Nel corso delle interviste, gli intervistatori cercano di formulare delle ipotesi sui candidati, mettendoli poi alla prova con domande opportune. Snyder e Swann (1978) e Snyder (1981) hanno dimostrato che tutti utilizzano una strategia di ricerca delle informazioni, volta a confermare o smentire le ipotesi prestabilite delle personalità altrui.

Sono stati svolti diversi studi inerenti al comportamento attivo di ricerca dell’informazione nell’intervista, i quali dimostrano che:

- l’intervistatore crea delle ipotesi sulle caratteristiche del candidato, e cerca di verificarle attraverso opportune domande;

- diverse metodologie possono mettere in luce tale comportamento di ricerca attiva delle informazioni;

- contraddicono la tesi di Springbett inerenti al fatto che l’intervistatore ricerchi principalmente le informazioni negative, in quanto sostengono che gli intervistatori prediligono porre domande tali da evidenziare, nel candidato, i suoi requisiti positivi.

Queste ultime ricerche prese in considerazione rimandano alla considerazione per la quale gli intervistatori tendono ad assumere una strategia di domande positive, al fine di formarsi un’impressione sul soggetto. Essi infatti, per poter selezionare un candidato in base ad un “modello” prefigurato, tendono a confrontare i profili secondo tale modello, e nel corso dell’intervista adottano una strategia di domande volte a confermare l’idea di partenza. Secondo Binning et al.(1988) le impressioni iniziali influenzano lo svolgimento del colloquio, in quanto le strategie di domande dipendono dalle risposte rese dal candidato.
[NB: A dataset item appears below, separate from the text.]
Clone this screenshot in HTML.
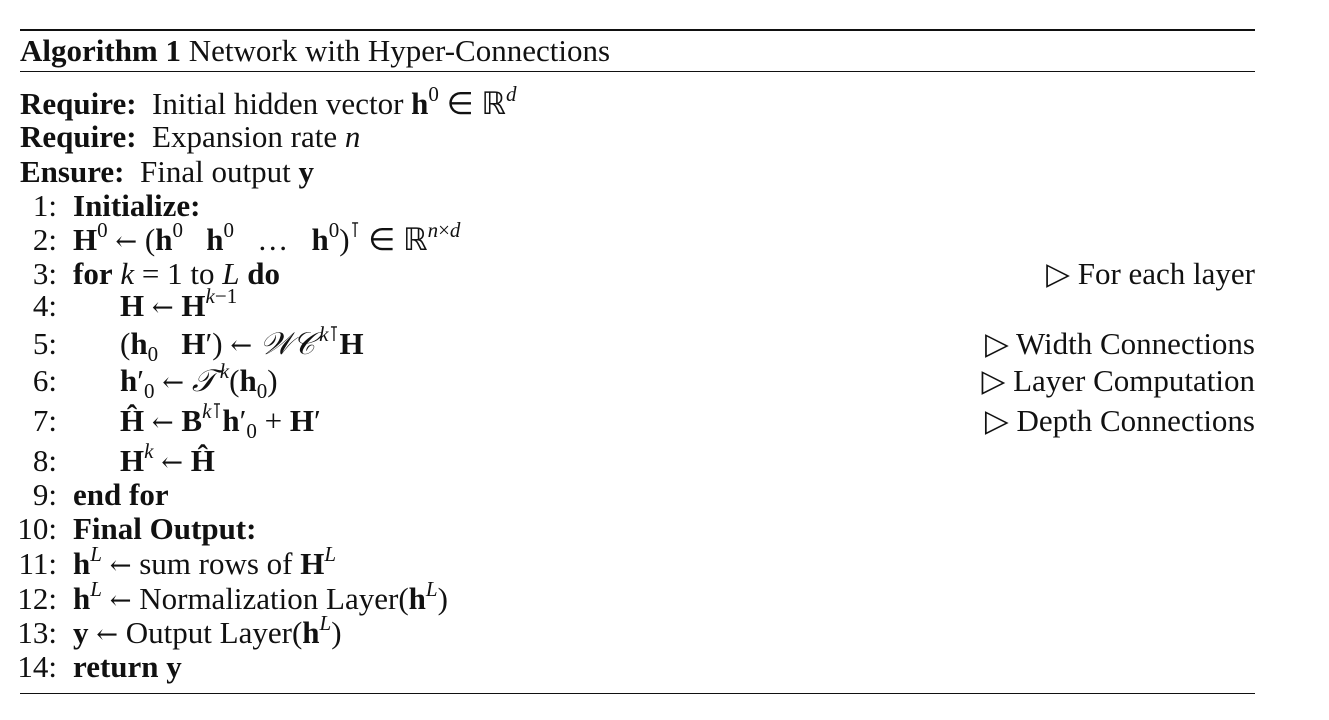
<!DOCTYPE html>
<html><head><meta charset="utf-8"><style>
html,body{margin:0;padding:0;background:#fff;}
body{width:1329px;height:720px;position:relative;overflow:hidden;font-family:"Liberation Serif",serif;color:#111;font-size:31px;}
.l{position:absolute;white-space:nowrap;line-height:30px;height:30px;}
.n{position:absolute;width:57px;text-align:right;left:0;}
.s{position:absolute;left:73px;}
.s2{position:absolute;left:120px;}
.c{position:absolute;right:74px;}
b{font-weight:bold;}
i{font-style:italic;}
.a{font-family:"DejaVu Serif",serif;font-size:26px;}
sup{font-size:21px;line-height:0;position:relative;top:-2px;}
sub{font-size:21px;line-height:0;}
.rule{position:absolute;left:20px;width:1235px;background:#111;}
</style></head><body>
<div class="rule" style="top:29px;height:2px"></div>
<div class="rule" style="top:71px;height:1px"></div>
<div class="rule" style="top:693px;height:1px"></div>
<div class="l" style="top:36px;left:20px"><b>Algorithm 1</b> Network with Hyper-Connections</div>
<div class="l" style="top:89px;left:20px"><b>Require:</b>&nbsp; Initial hidden vector <b>h</b><sup>0</sup> ∈ ℝ<sup><i>d</i></sup></div>
<div class="l" style="top:122px;left:20px"><b>Require:</b>&nbsp; Expansion rate <i>n</i></div>
<div class="l" style="top:157px;left:20px"><b>Ensure:</b>&nbsp; Final output <b>y</b></div>
<div class="l" style="top:191px;width:1329px"><span class="n">1:</span><span class="s"><b>Initialize:</b></span></div>
<div class="l" style="top:225px;width:1329px"><span class="n">2:</span><span class="s"><b>H</b><sup>0</sup> <span class="a">←</span> (<b>h</b><sup>0</sup> &nbsp; <b>h</b><sup>0</sup> &nbsp; … &nbsp; <b>h</b><sup>0</sup>)<sup>⊺</sup> ∈ ℝ<sup><i>n</i>×<i>d</i></sup></span></div>
<div class="l" style="top:259px;width:1329px"><span class="n">3:</span><span class="s"><b>for</b> <i>k</i> = 1 to <i>L</i> <b>do</b></span><span class="c">▷ For each layer</span></div>
<div class="l" style="top:291px;width:1329px"><span class="n">4:</span><span class="s2"><b>H</b> <span class="a">←</span> <b>H</b><sup><i>k</i>−1</sup></span></div>
<div class="l" style="top:329px;width:1329px"><span class="n">5:</span><span class="s2">(<b>h</b><sub>0</sub> &nbsp; <b>H</b>′) <span class="a">←</span> <i>𝒲𝒞</i><sup>&thinsp;<i>k</i>⊺</sup><b>H</b></span><span class="c">▷ Width Connections</span></div>
<div class="l" style="top:366px;width:1329px"><span class="n">6:</span><span class="s2"><b>h</b>′<sub>0</sub> <span class="a">←</span> <i>𝒯</i><sup>&thinsp;<i>k</i></sup>(<b>h</b><sub>0</sub>)</span><span class="c">▷ Layer Computation</span></div>
<div class="l" style="top:406px;width:1329px"><span class="n">7:</span><span class="s2"><b>Ĥ</b> <span class="a">←</span> <b>B</b><sup><i>k</i>⊺</sup><b>h</b>′<sub>0</sub> + <b>H</b>′</span><span class="c">▷ Depth Connections</span></div>
<div class="l" style="top:446px;width:1329px"><span class="n">8:</span><span class="s2"><b>H</b><sup><i>k</i></sup> <span class="a">←</span> <b>Ĥ</b></span></div>
<div class="l" style="top:480px;width:1329px"><span class="n">9:</span><span class="s"><b>end for</b></span></div>
<div class="l" style="top:514px;width:1329px"><span class="n">10:</span><span class="s"><b>Final Output:</b></span></div>
<div class="l" style="top:549px;width:1329px"><span class="n">11:</span><span class="s"><b>h</b><sup><i>L</i></sup> <span class="a">←</span> sum rows of <b>H</b><sup><i>L</i></sup></span></div>
<div class="l" style="top:584px;width:1329px"><span class="n">12:</span><span class="s"><b>h</b><sup><i>L</i></sup> <span class="a">←</span> Normalization Layer(<b>h</b><sup><i>L</i></sup>)</span></div>
<div class="l" style="top:618px;width:1329px"><span class="n">13:</span><span class="s"><b>y</b> <span class="a">←</span> Output Layer(<b>h</b><sup><i>L</i></sup>)</span></div>
<div class="l" style="top:652px;width:1329px"><span class="n">14:</span><span class="s"><b>return y</b></span></div>
</body></html>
Vi sono comunque vari fattori (ad esempio il contesto, il sesso degli attori,ecc.) che incidono sulla scelta dell’applicazione di strategie di domande (positive e negative).

In conclusione, è possibile definire gli ambiti in cui si prediligono le strategie di domande positive e quelle negative. Difatti, vengono adottate le prime nelle interviste con pochi candidati, nei colloqui allo scopo di reclutamento in cui l’obiettivo è attirare i candidati, quindi vengono utilizzate poche domande negative. Per quanto concerne le domande negative, è possibile adottarle nelle interviste di screening, in cui l’obiettivo è quello di ridurre al minimo indispensabile il numero notevole di candidati. Quest’ultima affermazione è stata confermata dalle ricerche di Huber et al. (1987), nelle quali si disconferma la tesi di Springbett (l’intervistatore ricerca attivamente le informazioni negative) in quanto si dimostra che gli intervistatori prediligono porre delle domande positive, per così confrontare meglio il modello con il profilo del candidato. Gli intervistatori dunque, tendono ad essere scrupolosi per quanto concerne l’utilizzo delle informazioni negative, per evitare falsi positivi.